7. Make time to meet the boss or your supervisor outside the office. The best bosses will make time to meet with you if you ask. This is the time when you can ask her questions that she doesn’t really have time to answer while in the office, questions such as: What’s the biggest mistake you’ve made? How did you rebound? Who else should I know in the industry? Let her know what your plans are post-internship and post-graduation. This is the time to build a relationship with her that might lead to a paying job later.

8. Be sure not to ostracize the other interns. Don’t view one another as simply competition. With a limited job market, it’s tempting to do so, but please don’t. You should support each other.

9. Finally, know when to quit. Do you dread waking up every morning you have to head into the office? Are you watching one favorite intern get all the cool experience and the most guidance? Have you seriously watched more hours of TV in the office than you have at home in the past two weeks? Were you hired by someone who left shortly before or after you got there and everyone else treats you like you’re a pest? Have any of the other employees at the company told you shocking behind-the-scenes information that makes you question the value of working at this place?

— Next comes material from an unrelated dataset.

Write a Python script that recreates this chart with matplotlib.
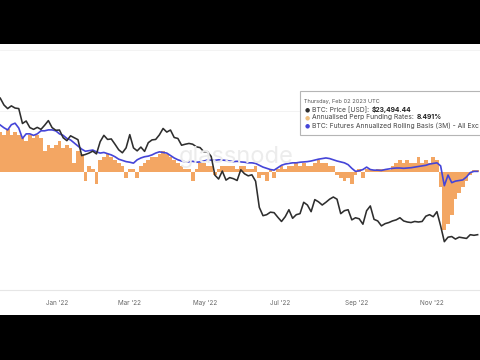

If you have answered yes to any of these questions, get out! Especially when you’re interning for free, the experience should be at least as beneficial to you as you are to the company’s bottom line. You should be deriving value from this experience and building connections that will lead to mutual benefit in the long-run. If none of this is the case, then politely resign. Express gratitude for the experience and the employees/boss’ time and let them know that you’ll stay in touch. This may sound counterintuitive if you're looking for the most rewarding internship ever. But if leaving a bad internship is the first time you ever stand up for yourself professionally, then it may the most important step you could take.